When analyzing load test results, looking at the average (mean) response time is an anti-pattern. Averages are mathematically misleading because they are easily skewed by a handful of extreme outliers or entirely masked by a high volume of fast, simple requests.

Focusing on Percentiles

Instead of averages, performance engineers must focus on percentiles, which describe the value at or below which a specific percentage of requests fall.

p50 (Median): The 50th percentile represents the typical, everyday user experience. Half of your requests are faster than this, and half are slower.
p90 and p95: These are the industry standards for defining Service Level Objectives (SLOs). If your p95 latency is 300ms, it means that 95% of your traffic is served in 300ms or less. It represents the "moderately unlucky" user.
p99 and p99.9 (Tail Latency): These percentiles represent the worst-case scenarios—the extreme "tail" of your latency distribution.

The Fan-Out Multiplier Effect

In a monolithic architecture, a p99 latency spike only affects 1% of your users. However, in a modern microservices architecture, a single user request to a frontend gateway might "fan out" into 50 internal microservice calls. If even one of those internal services has a poor p99 latency, the mathematical probability of the user experiencing a delay skyrockets. In highly distributed systems, tail latency essentially becomes median latency from the user's perspective. Controlling the p99 is not about optimizing for an edge case; it is about ensuring basic stability for the majority of your traffic.

Continuous Profiling: Moving from "What" to "Why"

A standard load test is excellent at telling you that your system is failing, but it is notoriously bad at telling you why. When p99 latency spikes during a test, engineers are often left guessing whether the culprit is CPU throttling, network latency, database lock contention, or inefficient application code.
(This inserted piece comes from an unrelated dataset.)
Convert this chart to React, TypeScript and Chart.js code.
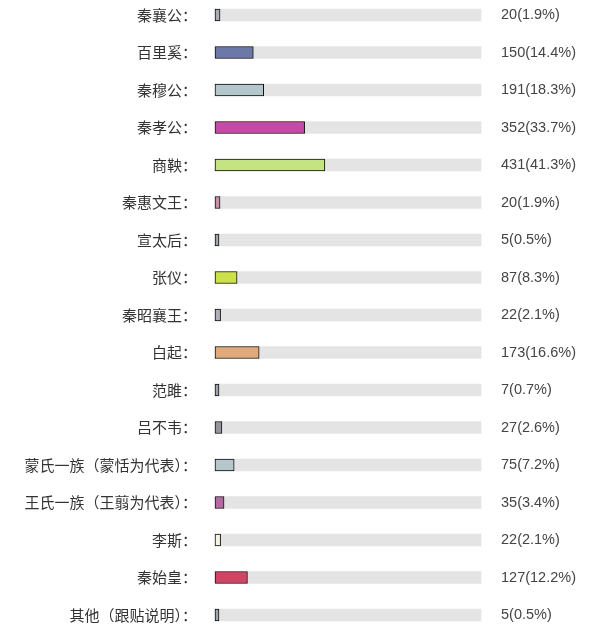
import React, { useEffect, useRef } from "react";
import { Chart, registerables } from "chart.js";

Chart.register(...registerables);

const categories = [
  "秦襄公：", "百里奚：", "秦穆公：", "秦孝公：", "商鞅：", "秦惠文王：", "宣太后：", "张仪：",
  "秦昭襄王：", "白起：", "范雎：", "吕不韦：", "蒙氏一族（蒙恬为代表）：", "王氏一族（王翦为代表）：",
  "李斯：", "秦始皇：", "其他（跟贴说明）：",
];
const votes = [20, 150, 191, 352, 431, 20, 5, 87, 22, 173, 7, 27, 75, 35, 22, 127, 5];
const percents = [1.9, 14.4, 18.3, 33.7, 41.3, 1.9, 0.5, 8.3, 2.1, 16.6, 0.7, 2.6, 7.2, 3.4, 2.1, 12.2, 0.5];
const valueLabels = votes.map((v, i) => `${v}(${percents[i]}%)`);
const trackValues = categories.map(() => 100);
const barColors = [
  "#a8acb4", "#6c78a8", "#b4c8cc", "#c848a8", "#c4e484", "#c890a8", "#a0a4b0", "#cce04c",
  "#b0b0b8", "#e0aa7c", "#a0a4b0", "#94949c", "#b4c8cc", "#b468a4", "#f4f4e0", "#d04464", "#a0a4b0",
];

export default function App() {
  const ref = useRef<HTMLCanvasElement | null>(null);
  useEffect(() => {
    if (!ref.current) return;
    const noPad = (s: any, w: number) => {
      s.width = w;
      s.paddingTop = 0;
      s.paddingBottom = 0;
    };
    const chart = new Chart(ref.current, {
      type: "bar",
      data: {
        labels: categories,
        datasets: [
          {
            data: percents,
            backgroundColor: barColors,
            borderColor: "#111111",
            borderWidth: 1,
            borderSkipped: false,
            barThickness: 12,
            minBarLength: 4,
            grouped: false,
            clip: false as any,
          },
          {
            data: trackValues,
            backgroundColor: "#e4e4e4",
            borderWidth: 0,
            barThickness: 12,
            grouped: false,
            clip: false as any,
          },
        ],
      },
      options: {
        indexAxis: "y",
        animation: false,
        responsive: false,
        maintainAspectRatio: false,
        layout: { padding: { top: 15, bottom: 12, left: 0, right: 0 } },
        plugins: { legend: { display: false }, tooltip: { enabled: false } },
        scales: {
          x: { display: false, min: 0, max: 100 },
          y: {
            type: "category",
            position: "left",
            offset: false,
            grid: { display: false, drawTicks: false },
            border: { display: false },
            ticks: {
              autoSkip: false,
              padding: 18,
              color: "#333333",
              font: { family: "'Noto Sans CJK SC', sans-serif", size: 15 },
            },
            afterFit: (s: any) => noPad(s, 215),
          },
          y2: {
            type: "category",
            position: "right",
            labels: valueLabels,
            offset: false,
            grid: { display: false, drawTicks: false },
            border: { display: false },
            ticks: {
              autoSkip: false,
              padding: 20,
              color: "#444444",
              font: { family: "'Liberation Sans', Arial, sans-serif", size: 14.5 },
            },
            afterFit: (s: any) => noPad(s, 111),
          },
        },
      } as any,
    });
    return () => chart.destroy();
  }, []);
  return (
    <div style={{ position: "absolute", left: 0, top: 0, width: 592, height: 627, background: "#ffffff" }}>
      <canvas ref={ref} width={592} height={627} style={{ width: 592, height: 627, display: "block" }} />
    </div>
  );
}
This is where Continuous Profiling bridges the gap. Modern profiling tools (such as Pyroscope, PolarSignals, or Datadog Continuous Profiler) run in the background with negligible overhead, continuously capturing CPU cycles, memory allocations, and thread blocking states.

When executing a load test, the best practice is to annotate your profiling data with specific test identifiers. If you observe a massive spike in p95 latency at minute 15 of your test, you can seamlessly pivot to your continuous profiling dashboard, filter for that exact timestamp, and view a flame graph showing the precise lines of application code that were consuming CPU at that moment. This transforms performance tuning from a reactive, guessing-game methodology into a proactive, evidence-based engineering discipline.

Integrating Performance into CI/CD: The Shift-Left Paradigm

Historically, load testing was a localized event performed in the final staging phase before a major release. This approach is fundamentally flawed because it catches architectural performance regressions far too late in the development cycle, making them incredibly expensive to fix. The modern standard is to "shift-left," integrating performance validation directly into the Continuous Integration and Continuous Deployment (CI/CD) pipeline.

Avoiding Flaky Pipelines

Integrating load tests into CI/CD is fraught with challenges, primarily the risk of creating "flaky" pipelines where tests randomly fail due to noisy network neighbors rather than actual code regressions. To implement this successfully:

Automated Quality Gates: Run smaller, targeted performance tests on critical user journeys for every Pull Request. Establish strict baselines against the main branch.
Statistically Sound Thresholds: Do not fail a build simply because a single run was 5% slower. Use iterative testing—run the test 3 to 5 times and take the median result. Fail the build only if the p95 latency degrades by a statistically significant margin (e.g., >10%) across the median of those iterations.
Ephemeral Infrastructure: True capacity planning requires environment parity. Utilize Infrastructure as Code (Terraform, Kubernetes) to spin up a fresh, isolated, production-like environment dynamically within the pipeline, populate it with randomized mock data to avoid artificial cache hits, run the load test, and tear it down.
Nightly Soak Tests: Because exhaustive soak tests take hours and block developer velocity, they should not run on every PR. Instead, schedule them out-of-band as nightly or weekend runs against a dedicated staging environment, alerting the team asynchronously via Slack or PagerDuty if memory utilization trends upward over the duration.

The Developer's Performance Toolkit

Modern performance testing is treated as "tests as code," version-controlled and peer-reviewed alongside application logic. Developers should be deeply familiar with the nuances of these industry-standard tools:

k6 (Grafana k6): A highly developer-friendly tool written in Go, but controlled via modern JavaScript scripting. It natively supports sophisticated open workload models and is explicitly designed for seamless CI/CD integration. It is widely considered the modern default for API and microservice testing.
Gatling: Written in Scala, Gatling is built on a highly asynchronous, non-blocking architecture (using Akka and Netty). It is the long-standing heavyweight champion for accurately generating massive open workloads from a small number of generator nodes.
Locust: A Python-based tool that excels at scripting incredibly complex, conditional user journeys. While it is highly flexible, users must be aware that it primarily relies on a closed workload model out of the box, requiring custom configuration to simulate open arrival rates.
wrk / wrk2: Extremely lightweight, C-based command-line utilities. They are blisteringly fast and capable of generating immense HTTP load from a single machine. The wrk2 fork is particularly notable as it was explicitly built to solve the coordinated omission problem by utilizing a constant throughput load generation model.
JMeter: The veteran of the industry. While it relies on clunky XML configurations and a heavy Java GUI rather than modern "tests as code" paradigms, it maintains a massive, unmatched plugin ecosystem capable of load testing almost any obscure protocol in existence (from FTP to custom TCP sockets). It should generally be avoided for modern HTTP/gRPC services in favor of k6 or Gatling, but remains a vital fallback tool for legacy systems.